» GIVEN ENTRIES:
┄┄┄┄┄┄
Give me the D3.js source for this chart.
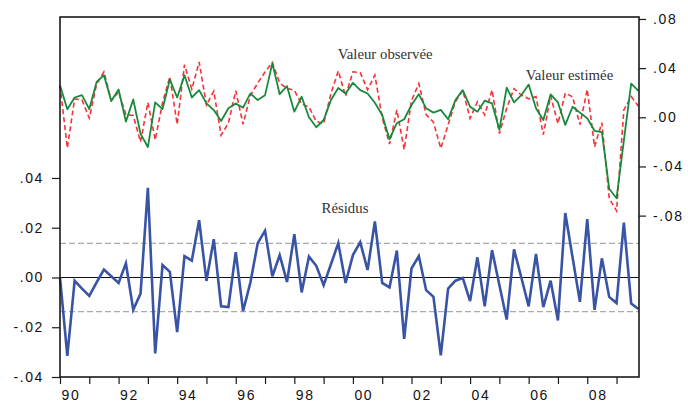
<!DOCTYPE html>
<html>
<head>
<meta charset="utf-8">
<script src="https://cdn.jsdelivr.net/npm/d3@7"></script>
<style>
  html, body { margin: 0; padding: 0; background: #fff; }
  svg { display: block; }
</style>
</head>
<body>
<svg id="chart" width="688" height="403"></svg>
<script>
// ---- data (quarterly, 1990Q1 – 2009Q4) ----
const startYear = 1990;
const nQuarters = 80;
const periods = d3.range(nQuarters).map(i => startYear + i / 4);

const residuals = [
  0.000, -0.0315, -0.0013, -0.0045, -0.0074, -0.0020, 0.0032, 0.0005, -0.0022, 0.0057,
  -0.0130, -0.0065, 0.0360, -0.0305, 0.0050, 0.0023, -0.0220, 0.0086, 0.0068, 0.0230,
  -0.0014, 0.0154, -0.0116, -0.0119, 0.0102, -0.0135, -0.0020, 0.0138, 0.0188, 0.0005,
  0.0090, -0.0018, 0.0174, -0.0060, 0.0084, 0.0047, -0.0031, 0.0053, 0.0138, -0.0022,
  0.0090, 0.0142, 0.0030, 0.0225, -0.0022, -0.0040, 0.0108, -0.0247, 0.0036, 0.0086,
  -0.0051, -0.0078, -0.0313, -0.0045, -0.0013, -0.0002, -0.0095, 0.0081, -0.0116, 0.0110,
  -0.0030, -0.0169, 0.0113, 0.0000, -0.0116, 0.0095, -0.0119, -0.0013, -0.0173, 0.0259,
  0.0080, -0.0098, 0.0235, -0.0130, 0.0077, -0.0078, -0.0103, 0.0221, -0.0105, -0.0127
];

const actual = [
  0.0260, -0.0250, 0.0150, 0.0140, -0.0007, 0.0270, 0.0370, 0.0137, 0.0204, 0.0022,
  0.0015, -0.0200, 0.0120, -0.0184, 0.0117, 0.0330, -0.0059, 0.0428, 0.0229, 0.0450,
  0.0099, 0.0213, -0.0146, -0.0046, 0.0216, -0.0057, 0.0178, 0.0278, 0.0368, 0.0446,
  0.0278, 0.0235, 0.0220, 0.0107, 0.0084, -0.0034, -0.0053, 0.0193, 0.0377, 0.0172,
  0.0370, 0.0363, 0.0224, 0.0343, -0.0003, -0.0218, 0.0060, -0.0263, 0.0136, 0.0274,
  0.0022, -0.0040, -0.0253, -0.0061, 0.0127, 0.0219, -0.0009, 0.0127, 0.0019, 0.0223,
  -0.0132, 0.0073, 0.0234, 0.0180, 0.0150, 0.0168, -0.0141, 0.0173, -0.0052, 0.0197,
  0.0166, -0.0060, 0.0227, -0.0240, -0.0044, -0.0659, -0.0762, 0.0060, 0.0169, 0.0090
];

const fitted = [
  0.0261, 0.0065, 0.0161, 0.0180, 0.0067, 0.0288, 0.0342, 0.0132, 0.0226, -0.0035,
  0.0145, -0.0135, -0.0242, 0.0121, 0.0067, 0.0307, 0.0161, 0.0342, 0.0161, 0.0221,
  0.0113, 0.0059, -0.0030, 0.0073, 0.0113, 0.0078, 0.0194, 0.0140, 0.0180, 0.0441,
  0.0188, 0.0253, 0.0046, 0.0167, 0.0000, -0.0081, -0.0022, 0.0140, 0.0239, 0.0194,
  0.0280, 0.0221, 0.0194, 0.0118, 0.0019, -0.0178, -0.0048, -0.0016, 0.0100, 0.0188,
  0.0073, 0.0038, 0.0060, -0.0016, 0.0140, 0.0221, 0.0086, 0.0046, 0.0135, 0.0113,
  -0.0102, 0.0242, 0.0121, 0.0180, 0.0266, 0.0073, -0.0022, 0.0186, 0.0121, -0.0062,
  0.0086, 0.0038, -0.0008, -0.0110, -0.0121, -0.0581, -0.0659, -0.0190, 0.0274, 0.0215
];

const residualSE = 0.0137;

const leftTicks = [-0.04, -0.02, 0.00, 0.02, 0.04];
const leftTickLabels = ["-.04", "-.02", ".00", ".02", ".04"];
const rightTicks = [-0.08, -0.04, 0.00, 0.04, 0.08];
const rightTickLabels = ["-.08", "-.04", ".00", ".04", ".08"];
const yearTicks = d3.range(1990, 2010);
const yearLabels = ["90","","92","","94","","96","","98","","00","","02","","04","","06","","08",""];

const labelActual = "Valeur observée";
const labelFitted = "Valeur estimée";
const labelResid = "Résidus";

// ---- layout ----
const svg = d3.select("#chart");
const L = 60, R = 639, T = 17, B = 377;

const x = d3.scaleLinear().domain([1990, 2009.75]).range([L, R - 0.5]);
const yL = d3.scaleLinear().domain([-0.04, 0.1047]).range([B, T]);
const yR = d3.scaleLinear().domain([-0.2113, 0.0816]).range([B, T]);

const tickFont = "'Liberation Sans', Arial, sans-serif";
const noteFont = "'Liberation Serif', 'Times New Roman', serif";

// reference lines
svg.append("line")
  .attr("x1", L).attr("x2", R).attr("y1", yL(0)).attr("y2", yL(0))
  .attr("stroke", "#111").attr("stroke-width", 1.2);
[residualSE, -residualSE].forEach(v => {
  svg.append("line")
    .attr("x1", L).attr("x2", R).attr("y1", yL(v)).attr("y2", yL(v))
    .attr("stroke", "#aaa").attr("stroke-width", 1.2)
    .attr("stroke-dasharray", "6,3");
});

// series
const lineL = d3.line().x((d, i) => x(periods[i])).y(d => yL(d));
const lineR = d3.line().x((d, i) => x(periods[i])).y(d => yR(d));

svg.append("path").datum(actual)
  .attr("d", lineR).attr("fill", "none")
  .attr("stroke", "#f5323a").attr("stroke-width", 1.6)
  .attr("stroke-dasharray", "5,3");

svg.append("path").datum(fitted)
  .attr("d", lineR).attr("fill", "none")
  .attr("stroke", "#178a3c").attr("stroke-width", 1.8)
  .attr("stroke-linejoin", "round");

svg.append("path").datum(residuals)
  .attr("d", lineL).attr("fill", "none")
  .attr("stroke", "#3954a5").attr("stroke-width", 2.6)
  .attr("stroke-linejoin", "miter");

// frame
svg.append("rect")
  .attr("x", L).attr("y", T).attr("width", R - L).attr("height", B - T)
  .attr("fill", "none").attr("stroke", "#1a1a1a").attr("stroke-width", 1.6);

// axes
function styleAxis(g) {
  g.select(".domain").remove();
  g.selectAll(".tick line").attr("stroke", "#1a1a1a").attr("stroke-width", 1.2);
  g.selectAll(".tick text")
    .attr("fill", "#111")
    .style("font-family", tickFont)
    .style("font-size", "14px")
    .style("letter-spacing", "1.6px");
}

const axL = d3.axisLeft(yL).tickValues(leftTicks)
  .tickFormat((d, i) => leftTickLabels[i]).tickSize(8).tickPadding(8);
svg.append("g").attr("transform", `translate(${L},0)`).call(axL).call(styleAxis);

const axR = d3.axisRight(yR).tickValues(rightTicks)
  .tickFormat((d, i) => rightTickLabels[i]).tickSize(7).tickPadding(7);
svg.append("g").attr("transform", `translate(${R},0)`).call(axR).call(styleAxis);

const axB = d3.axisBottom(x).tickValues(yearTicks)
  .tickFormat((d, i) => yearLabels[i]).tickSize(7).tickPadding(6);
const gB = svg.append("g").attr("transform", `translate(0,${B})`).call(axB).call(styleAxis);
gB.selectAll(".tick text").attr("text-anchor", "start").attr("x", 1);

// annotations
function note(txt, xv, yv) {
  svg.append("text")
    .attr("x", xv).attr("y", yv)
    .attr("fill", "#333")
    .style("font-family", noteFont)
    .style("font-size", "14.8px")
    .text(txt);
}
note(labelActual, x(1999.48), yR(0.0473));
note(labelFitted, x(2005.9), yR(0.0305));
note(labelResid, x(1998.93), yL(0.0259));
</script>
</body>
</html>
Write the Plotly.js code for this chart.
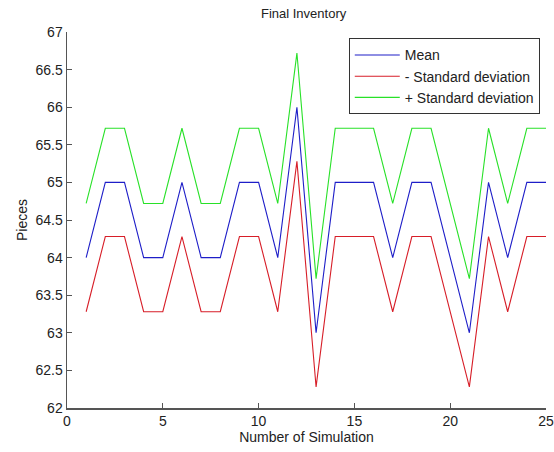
┄┄┄┄┄┄
» WRITTEN TASK:
Every line from the start of the listing above through the line with "const periods = d3.range(nQuarters).map(i" should be repeated exactly; skip the pictures and add nothing else.

» ANSWER IN FULL:
Give me the D3.js source for this chart.
<!DOCTYPE html>
<html>
<head>
<meta charset="utf-8">
<script src="https://cdn.jsdelivr.net/npm/d3@7"></script>
<style>
  html, body { margin: 0; padding: 0; background: #fff; }
  svg { display: block; }
</style>
</head>
<body>
<svg id="chart" width="688" height="403"></svg>
<script>
// ---- data (quarterly, 1990Q1 – 2009Q4) ----
const startYear = 1990;
const nQuarters = 80;
const periods = d3.range(nQuarters).map(i => startYear + i / 4);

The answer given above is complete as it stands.